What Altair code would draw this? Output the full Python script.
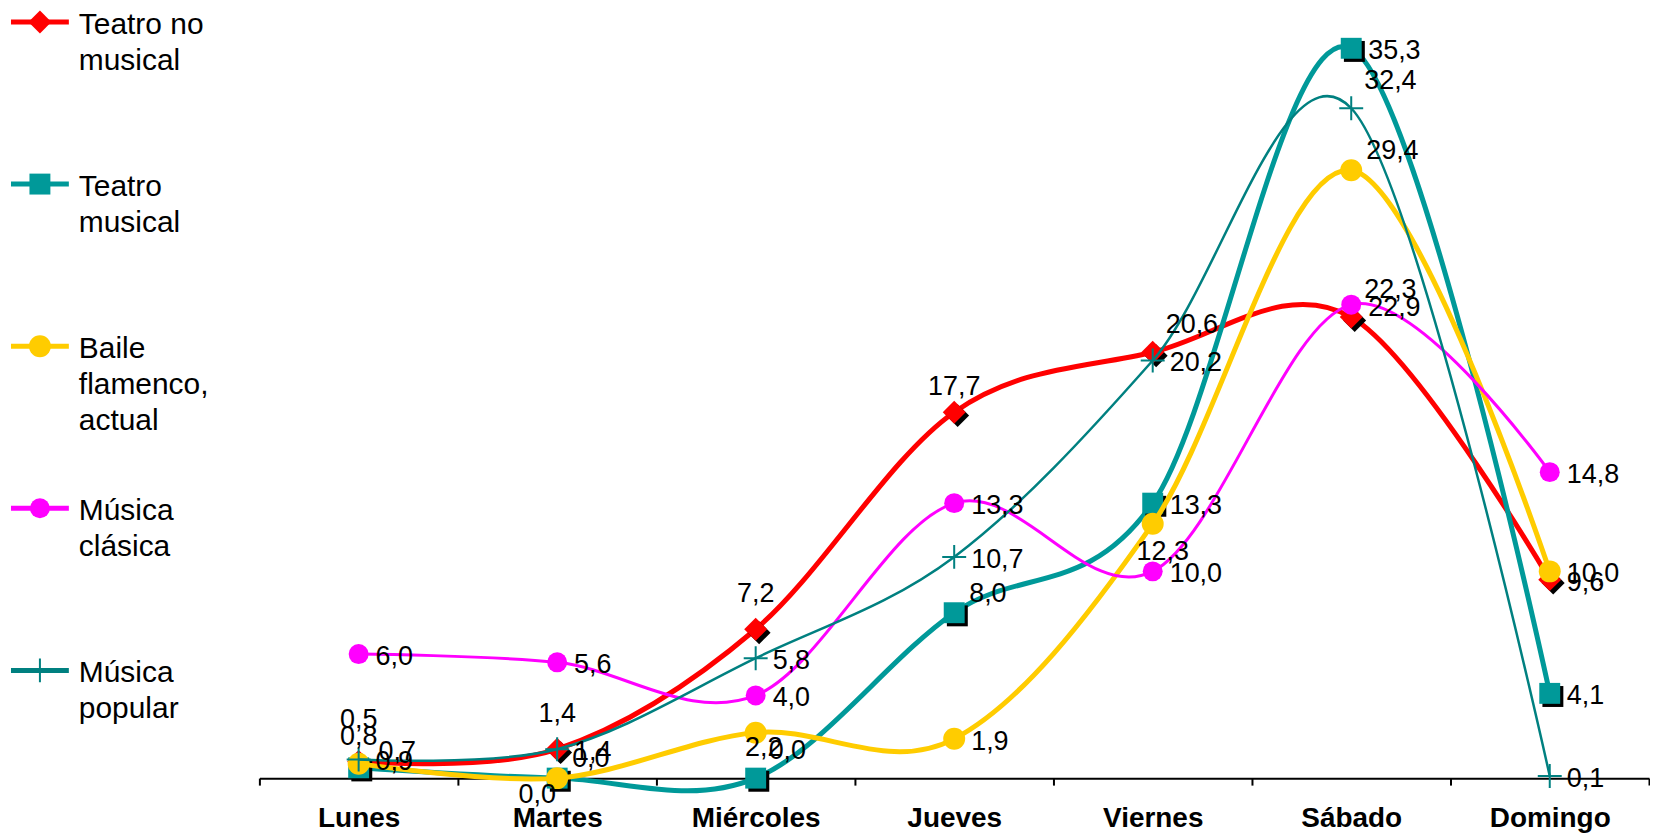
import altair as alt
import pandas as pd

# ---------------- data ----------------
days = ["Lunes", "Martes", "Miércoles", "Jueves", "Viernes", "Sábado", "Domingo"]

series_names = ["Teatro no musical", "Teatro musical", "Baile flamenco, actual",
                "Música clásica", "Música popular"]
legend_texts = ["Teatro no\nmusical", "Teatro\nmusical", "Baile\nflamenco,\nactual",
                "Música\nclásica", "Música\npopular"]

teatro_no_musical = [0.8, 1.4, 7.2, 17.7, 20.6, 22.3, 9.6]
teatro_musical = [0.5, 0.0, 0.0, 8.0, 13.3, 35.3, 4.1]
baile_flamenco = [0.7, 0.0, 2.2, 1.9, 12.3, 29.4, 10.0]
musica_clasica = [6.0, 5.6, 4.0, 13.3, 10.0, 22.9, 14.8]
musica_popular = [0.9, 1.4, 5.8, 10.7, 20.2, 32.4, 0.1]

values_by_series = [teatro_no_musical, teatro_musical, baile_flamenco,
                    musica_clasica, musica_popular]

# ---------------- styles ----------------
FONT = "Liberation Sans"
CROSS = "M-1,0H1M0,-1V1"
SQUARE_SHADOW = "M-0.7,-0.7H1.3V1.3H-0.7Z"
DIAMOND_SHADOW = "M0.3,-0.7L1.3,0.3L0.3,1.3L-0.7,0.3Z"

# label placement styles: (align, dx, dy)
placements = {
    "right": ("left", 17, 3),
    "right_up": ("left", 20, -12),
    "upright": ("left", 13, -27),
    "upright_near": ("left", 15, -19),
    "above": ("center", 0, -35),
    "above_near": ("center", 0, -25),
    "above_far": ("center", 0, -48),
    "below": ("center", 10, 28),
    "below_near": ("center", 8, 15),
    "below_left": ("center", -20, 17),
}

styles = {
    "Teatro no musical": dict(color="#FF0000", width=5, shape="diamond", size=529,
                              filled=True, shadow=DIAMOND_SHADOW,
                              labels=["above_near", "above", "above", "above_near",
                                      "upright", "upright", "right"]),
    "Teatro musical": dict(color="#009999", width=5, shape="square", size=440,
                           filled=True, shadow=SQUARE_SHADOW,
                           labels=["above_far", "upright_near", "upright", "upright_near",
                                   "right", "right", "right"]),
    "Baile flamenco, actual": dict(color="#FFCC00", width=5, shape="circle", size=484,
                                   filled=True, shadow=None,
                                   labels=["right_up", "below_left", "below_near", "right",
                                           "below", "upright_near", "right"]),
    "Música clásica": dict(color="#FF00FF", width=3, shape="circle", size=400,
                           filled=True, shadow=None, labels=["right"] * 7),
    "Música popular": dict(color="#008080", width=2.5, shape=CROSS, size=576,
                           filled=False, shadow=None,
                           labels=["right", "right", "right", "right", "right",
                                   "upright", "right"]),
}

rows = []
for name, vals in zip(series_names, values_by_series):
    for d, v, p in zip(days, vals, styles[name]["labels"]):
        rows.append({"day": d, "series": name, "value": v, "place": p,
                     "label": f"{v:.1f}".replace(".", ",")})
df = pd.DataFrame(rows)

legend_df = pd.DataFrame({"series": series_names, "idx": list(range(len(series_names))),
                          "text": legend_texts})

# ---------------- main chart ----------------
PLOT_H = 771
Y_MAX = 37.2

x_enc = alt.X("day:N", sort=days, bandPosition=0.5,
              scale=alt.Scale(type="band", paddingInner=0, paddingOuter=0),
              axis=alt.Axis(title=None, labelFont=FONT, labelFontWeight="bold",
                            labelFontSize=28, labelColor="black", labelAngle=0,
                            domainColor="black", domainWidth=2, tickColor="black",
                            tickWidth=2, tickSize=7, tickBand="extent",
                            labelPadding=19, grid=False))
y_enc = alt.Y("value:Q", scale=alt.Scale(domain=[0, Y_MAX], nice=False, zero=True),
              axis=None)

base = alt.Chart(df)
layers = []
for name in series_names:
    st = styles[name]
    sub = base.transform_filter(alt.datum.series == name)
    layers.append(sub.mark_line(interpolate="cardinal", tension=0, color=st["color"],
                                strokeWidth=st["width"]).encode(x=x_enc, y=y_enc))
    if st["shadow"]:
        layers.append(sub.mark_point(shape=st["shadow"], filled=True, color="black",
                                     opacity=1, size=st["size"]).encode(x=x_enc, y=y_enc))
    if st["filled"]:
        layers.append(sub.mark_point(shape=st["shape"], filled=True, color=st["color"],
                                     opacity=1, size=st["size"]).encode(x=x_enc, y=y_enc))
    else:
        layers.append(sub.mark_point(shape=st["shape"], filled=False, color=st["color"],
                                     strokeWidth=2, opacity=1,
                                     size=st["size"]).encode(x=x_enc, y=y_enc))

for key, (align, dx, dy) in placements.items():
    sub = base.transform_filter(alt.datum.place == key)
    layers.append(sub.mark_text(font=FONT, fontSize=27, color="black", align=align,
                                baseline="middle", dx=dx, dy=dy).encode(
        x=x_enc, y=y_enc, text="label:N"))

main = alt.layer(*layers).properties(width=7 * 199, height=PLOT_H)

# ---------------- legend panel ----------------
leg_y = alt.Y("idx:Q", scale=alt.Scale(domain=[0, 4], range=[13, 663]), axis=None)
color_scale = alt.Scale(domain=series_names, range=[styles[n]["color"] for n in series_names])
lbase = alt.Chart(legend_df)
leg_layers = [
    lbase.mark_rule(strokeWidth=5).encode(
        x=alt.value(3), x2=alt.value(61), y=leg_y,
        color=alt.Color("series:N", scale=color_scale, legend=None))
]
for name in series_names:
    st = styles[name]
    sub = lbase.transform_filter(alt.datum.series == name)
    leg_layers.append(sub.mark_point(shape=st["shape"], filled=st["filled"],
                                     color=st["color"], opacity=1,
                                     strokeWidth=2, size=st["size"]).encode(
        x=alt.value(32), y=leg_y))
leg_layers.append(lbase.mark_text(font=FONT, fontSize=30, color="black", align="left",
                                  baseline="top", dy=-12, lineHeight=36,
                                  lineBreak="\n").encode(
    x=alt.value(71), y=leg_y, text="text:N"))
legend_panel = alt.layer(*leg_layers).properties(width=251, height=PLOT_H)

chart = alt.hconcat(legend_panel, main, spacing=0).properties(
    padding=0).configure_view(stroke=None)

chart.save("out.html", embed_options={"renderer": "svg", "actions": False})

--*--

The listing above must be printed again exactly, minus its pictures.

[FULL ANSWER]
What Altair code would draw this? Output the full Python script.
import altair as alt
import pandas as pd

# ---------------- data ----------------
days = ["Lunes", "Martes", "Miércoles", "Jueves", "Viernes", "Sábado", "Domingo"]

series_names = ["Teatro no musical", "Teatro musical", "Baile flamenco, actual",
                "Música clásica", "Música popular"]
legend_texts = ["Teatro no\nmusical", "Teatro\nmusical", "Baile\nflamenco,\nactual",
                "Música\nclásica", "Música\npopular"]

teatro_no_musical = [0.8, 1.4, 7.2, 17.7, 20.6, 22.3, 9.6]
teatro_musical = [0.5, 0.0, 0.0, 8.0, 13.3, 35.3, 4.1]
baile_flamenco = [0.7, 0.0, 2.2, 1.9, 12.3, 29.4, 10.0]
musica_clasica = [6.0, 5.6, 4.0, 13.3, 10.0, 22.9, 14.8]
musica_popular = [0.9, 1.4, 5.8, 10.7, 20.2, 32.4, 0.1]

values_by_series = [teatro_no_musical, teatro_musical, baile_flamenco,
                    musica_clasica, musica_popular]

# ---------------- styles ----------------
FONT = "Liberation Sans"
CROSS = "M-1,0H1M0,-1V1"
SQUARE_SHADOW = "M-0.7,-0.7H1.3V1.3H-0.7Z"
DIAMOND_SHADOW = "M0.3,-0.7L1.3,0.3L0.3,1.3L-0.7,0.3Z"

# label placement styles: (align, dx, dy)
placements = {
    "right": ("left", 17, 3),
    "right_up": ("left", 20, -12),
    "upright": ("left", 13, -27),
    "upright_near": ("left", 15, -19),
    "above": ("center", 0, -35),
    "above_near": ("center", 0, -25),
    "above_far": ("center", 0, -48),
    "below": ("center", 10, 28),
    "below_near": ("center", 8, 15),
    "below_left": ("center", -20, 17),
}

styles = {
    "Teatro no musical": dict(color="#FF0000", width=5, shape="diamond", size=529,
                              filled=True, shadow=DIAMOND_SHADOW,
                              labels=["above_near", "above", "above", "above_near",
                                      "upright", "upright", "right"]),
    "Teatro musical": dict(color="#009999", width=5, shape="square", size=440,
                           filled=True, shadow=SQUARE_SHADOW,
                           labels=["above_far", "upright_near", "upright", "upright_near",
                                   "right", "right", "right"]),
    "Baile flamenco, actual": dict(color="#FFCC00", width=5, shape="circle", size=484,
                                   filled=True, shadow=None,
                                   labels=["right_up", "below_left", "below_near", "right",
                                           "below", "upright_near", "right"]),
    "Música clásica": dict(color="#FF00FF", width=3, shape="circle", size=400,
                           filled=True, shadow=None, labels=["right"] * 7),
    "Música popular": dict(color="#008080", width=2.5, shape=CROSS, size=576,
                           filled=False, shadow=None,
                           labels=["right", "right", "right", "right", "right",
                                   "upright", "right"]),
}

rows = []
for name, vals in zip(series_names, values_by_series):
    for d, v, p in zip(days, vals, styles[name]["labels"]):
        rows.append({"day": d, "series": name, "value": v, "place": p,
                     "label": f"{v:.1f}".replace(".", ",")})
df = pd.DataFrame(rows)

legend_df = pd.DataFrame({"series": series_names, "idx": list(range(len(series_names))),
                          "text": legend_texts})

# ---------------- main chart ----------------
PLOT_H = 771
Y_MAX = 37.2

x_enc = alt.X("day:N", sort=days, bandPosition=0.5,
              scale=alt.Scale(type="band", paddingInner=0, paddingOuter=0),
              axis=alt.Axis(title=None, labelFont=FONT, labelFontWeight="bold",
                            labelFontSize=28, labelColor="black", labelAngle=0,
                            domainColor="black", domainWidth=2, tickColor="black",
                            tickWidth=2, tickSize=7, tickBand="extent",
                            labelPadding=19, grid=False))
y_enc = alt.Y("value:Q", scale=alt.Scale(domain=[0, Y_MAX], nice=False, zero=True),
              axis=None)

base = alt.Chart(df)
layers = []
for name in series_names:
    st = styles[name]
    sub = base.transform_filter(alt.datum.series == name)
    layers.append(sub.mark_line(interpolate="cardinal", tension=0, color=st["color"],
                                strokeWidth=st["width"]).encode(x=x_enc, y=y_enc))
    if st["shadow"]:
        layers.append(sub.mark_point(shape=st["shadow"], filled=True, color="black",
                                     opacity=1, size=st["size"]).encode(x=x_enc, y=y_enc))
    if st["filled"]:
        layers.append(sub.mark_point(shape=st["shape"], filled=True, color=st["color"],
                                     opacity=1, size=st["size"]).encode(x=x_enc, y=y_enc))
    else:
        layers.append(sub.mark_point(shape=st["shape"], filled=False, color=st["color"],
                                     strokeWidth=2, opacity=1,
                                     size=st["size"]).encode(x=x_enc, y=y_enc))

for key, (align, dx, dy) in placements.items():
    sub = base.transform_filter(alt.datum.place == key)
    layers.append(sub.mark_text(font=FONT, fontSize=27, color="black", align=align,
                                baseline="middle", dx=dx, dy=dy).encode(
        x=x_enc, y=y_enc, text="label:N"))

main = alt.layer(*layers).properties(width=7 * 199, height=PLOT_H)

# ---------------- legend panel ----------------
leg_y = alt.Y("idx:Q", scale=alt.Scale(domain=[0, 4], range=[13, 663]), axis=None)
color_scale = alt.Scale(domain=series_names, range=[styles[n]["color"] for n in series_names])
lbase = alt.Chart(legend_df)
leg_layers = [
    lbase.mark_rule(strokeWidth=5).encode(
        x=alt.value(3), x2=alt.value(61), y=leg_y,
        color=alt.Color("series:N", scale=color_scale, legend=None))
]
for name in series_names:
    st = styles[name]
    sub = lbase.transform_filter(alt.datum.series == name)
    leg_layers.append(sub.mark_point(shape=st["shape"], filled=st["filled"],
                                     color=st["color"], opacity=1,
                                     strokeWidth=2, size=st["size"]).encode(
        x=alt.value(32), y=leg_y))
leg_layers.append(lbase.mark_text(font=FONT, fontSize=30, color="black", align="left",
                                  baseline="top", dy=-12, lineHeight=36,
                                  lineBreak="\n").encode(
    x=alt.value(71), y=leg_y, text="text:N"))
legend_panel = alt.layer(*leg_layers).properties(width=251, height=PLOT_H)

chart = alt.hconcat(legend_panel, main, spacing=0).properties(
    padding=0).configure_view(stroke=None)

chart.save("out.html", embed_options={"renderer": "svg", "actions": False})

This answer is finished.